The best way to give us metadata is through scheduled ONIX FTP deliveries. If your company does not have ONIX, you can email us Excel or CSV files. Excel can’t give the same fidelity as ONIX, and regular updates can slip due to human error, but it works. We do not process PDF catalogs due to the formatting issues, but as a last-ditch effort, we can regularly scrape your site with your permission. We try to avoid scraping.
Images can either be linked within ONIX, deposited on our FTP server or emailed to us. We have other sources for cover images aside from your deliveries, but it is always better to get them directly from you.
The most important data to us is ISBN and list price, or net price if you have different discounts for different books. Second to that are accurate weight and volume measurements. Titles, authors, descriptions and other standard metadata should come in your files, but we have other sources. So long as we have the ISBN and an accurate list price our customers can purchase your book on our site.
Often overlooked, links between ISBNs are crucial, and can be used in a variety of ways. Knowing a book is the international edition of a regular US title allows us to treat the international edition as a replacement when customers are searching for or purchasing a book. We use metadata and online previews from the US edition to compensate for a lack of international edition data, and we prevent the customer from selecting and purchasing a higher priced edition by default. Knowing one book replaces another, such as a fourth edition replacing a third, enables our customers to use our system as a tool to discover remainders and dead inventory someone else is offering them. Lastly, links to supplemental materials, competing titles, package contents and other marketing data enhance our ability to promote your books. ONIX and Excel files which link ISBNs are critical to maximizing our customers’ purchasing power and our promotion of your materials. Please help us in getting all the linking information possible.

Once your books are listed and getting orders we need to get them from your warehouse to our distribution centers. For our largest orders with the largest publishers, this can mean a direct container shipment, but most of our purchases are a few pallets which contain books for multiple locations. Direct shipping does not make sense in most situations.
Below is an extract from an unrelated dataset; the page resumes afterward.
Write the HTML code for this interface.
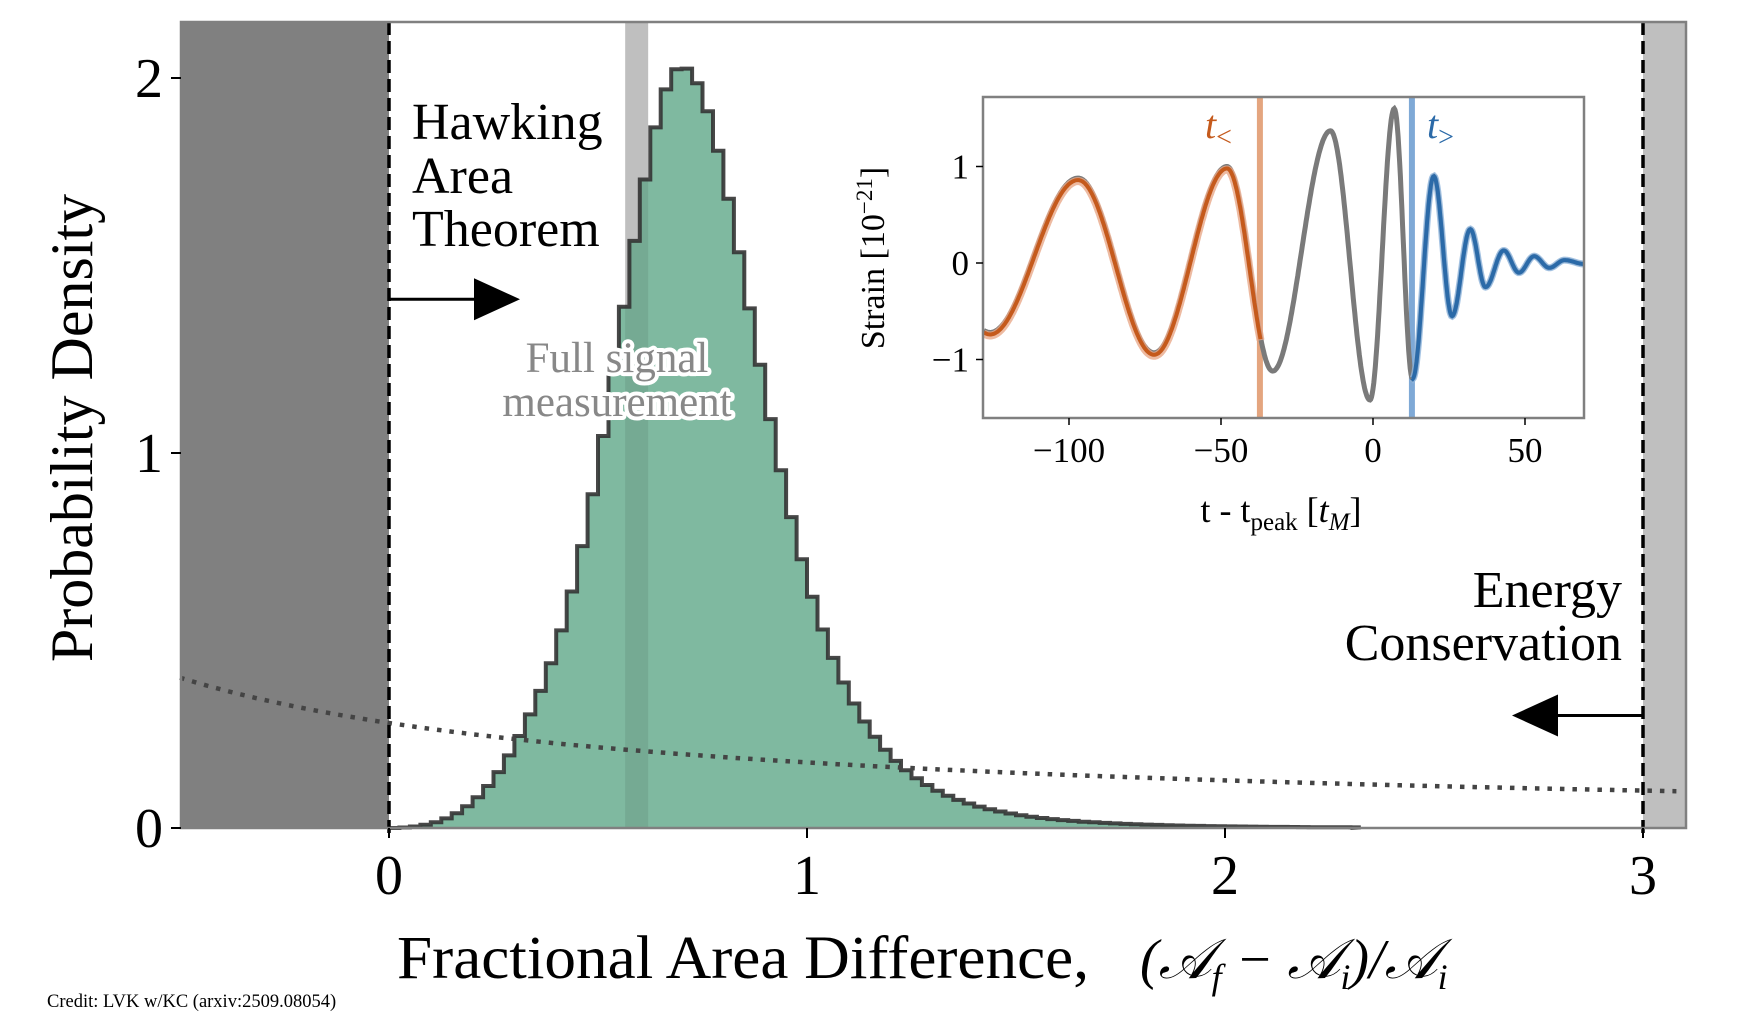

To improve logistics, we have set-up two cross-dock operations with freight forwarders. One, outside the Port of New York and New Jersey, receives all LTL shipments from the US and Canada. The other, outside Port of Felixstowe near London, receives all shipments from Europe. Both these facilities receive, inspect, repack and consolidate incoming shipments to create full container loads for delivery to one of our three distribution centers (Lusaka, Zambia; Dubai, UAE; and Vadodara, India). This increases labor costs, but it allows us to find problems early, not two months after you’ve packed the shipment in your warehouse when the books are on the other side of the world. It also significantly cuts down on shipping time and costs by processing at Western speed, consuming a full container and removing a leg from just under half the books we sell.
This consolidation method is what has allowed us to bring significant cost savings to our customers on works from smaller publishers and fill out our catalog with more than just the giant academic publishers. Each day we’re making works available to our customers that were prohibitively expensive a few years back, and unheard of a decade ago. Our customers get significantly improved selection, you get increased sales and we get more, happier customers.